### Exercise
Reproduce the listing below exactly, beginning with its first line and ending with the line that holds "0.005, 0.005, 0.005, 0.005, 0.005]"; pictures are not part of the copy.

==== Records to process

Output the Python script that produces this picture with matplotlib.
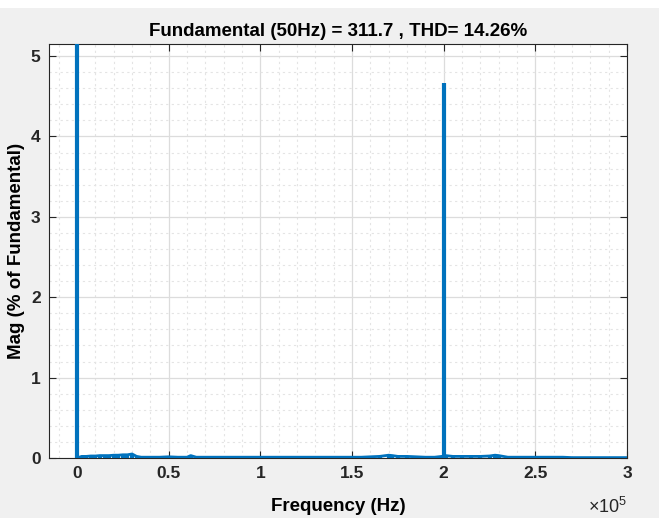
import matplotlib
matplotlib.use("Agg")
import matplotlib.pyplot as plt
from matplotlib.ticker import MultipleLocator, FuncFormatter
from matplotlib.patches import Rectangle

# Spectrum (frequency in Hz, magnitude in % of fundamental)
freq_hz = [0, 50, 2500, 5000, 7500, 10000, 12500, 15000, 17500, 20000, 22500, 25000,
           27500, 30000, 32500, 35000, 40000, 45000, 50000, 55000, 60000, 62000, 65000,
           70000, 75000, 80000, 85000, 90000, 95000, 100000, 105000, 110000, 115000,
           120000, 125000, 130000, 135000, 140000, 145000, 150000, 155000, 160000,
           165000, 170000, 172000, 175000, 180000, 185000, 190000, 195000, 199000,
           200000, 201000, 205000, 210000, 215000, 220000, 225000, 228000, 230000,
           235000, 240000, 245000, 250000, 255000, 260000, 265000, 270000, 275000,
           280000, 285000, 290000, 295000, 300000]
mag_pct = [0.0, 100.0, 0.02, 0.02, 0.025, 0.025, 0.03, 0.03, 0.03, 0.035, 0.035, 0.04,
           0.04, 0.05, 0.02, 0.01, 0.01, 0.01, 0.015, 0.01, 0.01, 0.03, 0.01,
           0.01, 0.01, 0.01, 0.01, 0.01, 0.01, 0.01, 0.01, 0.01, 0.01,
           0.01, 0.01, 0.01, 0.01, 0.01, 0.01, 0.01, 0.01, 0.015,
           0.02, 0.035, 0.03, 0.02, 0.02, 0.015, 0.01, 0.01, 0.02,
           4.67, 0.03, 0.02, 0.02, 0.02, 0.02, 0.025, 0.035, 0.03,
           0.01, 0.01, 0.01, 0.01, 0.01, 0.01, 0.01, 0.005, 0.005,
           0.005, 0.005, 0.005, 0.005, 0.005]

title = "Fundamental (50Hz) = 311.7 , THD= 14.26%"
xlabel = "Frequency (Hz)"
ylabel = "Mag (% of Fundamental)"
x_scale_exp = 5

plt.rcParams['font.family'] = ['Liberation Sans', 'DejaVu Sans']

fig = plt.figure(figsize=(6.59, 5.18), dpi=100, facecolor='#f0f0f0')
fig.patches.append(Rectangle((0, 0.985), 1, 0.015, transform=fig.transFigure,
                             facecolor='white', edgecolor='none', zorder=-1))
ax = fig.add_axes([49/659, 1 - 458/518, (627-49)/659, (458-44)/518])
ax.set_facecolor('white')

color = '#0072BD'
# stems for each spectral line
ax.vlines(freq_hz, 0, mag_pct, color=color, linewidth=3, zorder=3)
# floor trace (without the off-scale fundamental)
floor_f = [f for f, m in zip(freq_hz, mag_pct) if m < 1]
floor_m = [m for m in mag_pct if m < 1]
ax.plot(floor_f, floor_m, color=color, linewidth=2.0, zorder=3)

ax.set_xlim(-15300, 300000)
ax.set_ylim(0, 5.15)

ax.xaxis.set_major_locator(MultipleLocator(50000))
ax.xaxis.set_minor_locator(MultipleLocator(10000))
ax.yaxis.set_major_locator(MultipleLocator(1))
ax.yaxis.set_minor_locator(MultipleLocator(0.2))
ax.xaxis.set_major_formatter(FuncFormatter(lambda v, p: f"{v/10**x_scale_exp:g}"))

ax.grid(which='major', color='#dcdcdc', linewidth=0.9, linestyle='-')
ax.grid(which='minor', color='#e4e4e4', linewidth=0.8, linestyle=(0, (2, 3)))
ax.set_axisbelow(True)

ax.tick_params(which='both', direction='in', top=True, right=True, colors='#262626')
ax.tick_params(which='major', length=5, labelsize=12.5, pad=6)
ax.tick_params(which='minor', length=0)
for lab in ax.get_xticklabels() + ax.get_yticklabels():
    lab.set_fontweight('bold')
for s in ax.spines.values():
    s.set_color('#262626')
    s.set_linewidth(0.8)

ax.set_title(title, fontsize=13.5, fontweight='bold', pad=6)
ax.set_xlabel(xlabel, fontsize=13.5, fontweight='bold', labelpad=12)
ax.set_ylabel(ylabel, fontsize=13.5, fontweight='bold', labelpad=4)

fig.text(627/659, 1 - 507/518, r"$\mathregular{\times10^{%d}}$" % x_scale_exp,
         ha='right', va='center', fontsize=13, color='#262626', fontweight='normal')

fig.savefig('out.png', dpi=100, facecolor=fig.get_facecolor())
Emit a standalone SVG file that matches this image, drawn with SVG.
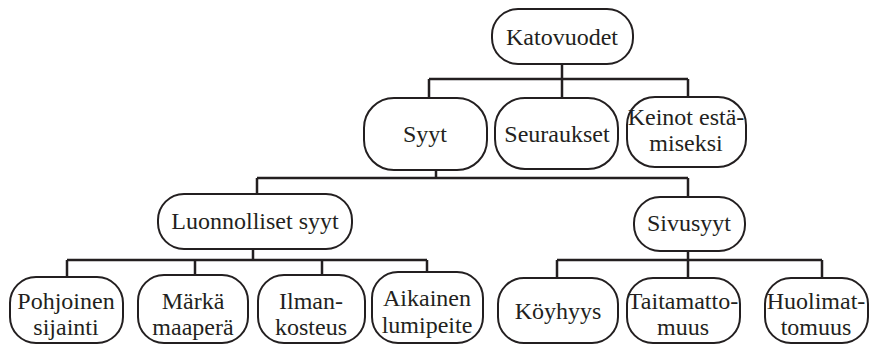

========

### Problem solution
Output the Python script that produces this picture with matplotlib.
import matplotlib
matplotlib.use("Agg")
import matplotlib.pyplot as plt
from matplotlib.ticker import MultipleLocator, FuncFormatter
from matplotlib.patches import Rectangle

# Spectrum (frequency in Hz, magnitude in % of fundamental)
freq_hz = [0, 50, 2500, 5000, 7500, 10000, 12500, 15000, 17500, 20000, 22500, 25000,
           27500, 30000, 32500, 35000, 40000, 45000, 50000, 55000, 60000, 62000, 65000,
           70000, 75000, 80000, 85000, 90000, 95000, 100000, 105000, 110000, 115000,
           120000, 125000, 130000, 135000, 140000, 145000, 150000, 155000, 160000,
           165000, 170000, 172000, 175000, 180000, 185000, 190000, 195000, 199000,
           200000, 201000, 205000, 210000, 215000, 220000, 225000, 228000, 230000,
           235000, 240000, 245000, 250000, 255000, 260000, 265000, 270000, 275000,
           280000, 285000, 290000, 295000, 300000]
mag_pct = [0.0, 100.0, 0.02, 0.02, 0.025, 0.025, 0.03, 0.03, 0.03, 0.035, 0.035, 0.04,
           0.04, 0.05, 0.02, 0.01, 0.01, 0.01, 0.015, 0.01, 0.01, 0.03, 0.01,
           0.01, 0.01, 0.01, 0.01, 0.01, 0.01, 0.01, 0.01, 0.01, 0.01,
           0.01, 0.01, 0.01, 0.01, 0.01, 0.01, 0.01, 0.01, 0.015,
           0.02, 0.035, 0.03, 0.02, 0.02, 0.015, 0.01, 0.01, 0.02,
           4.67, 0.03, 0.02, 0.02, 0.02, 0.02, 0.025, 0.035, 0.03,
           0.01, 0.01, 0.01, 0.01, 0.01, 0.01, 0.01, 0.005, 0.005,
           0.005, 0.005, 0.005, 0.005, 0.005]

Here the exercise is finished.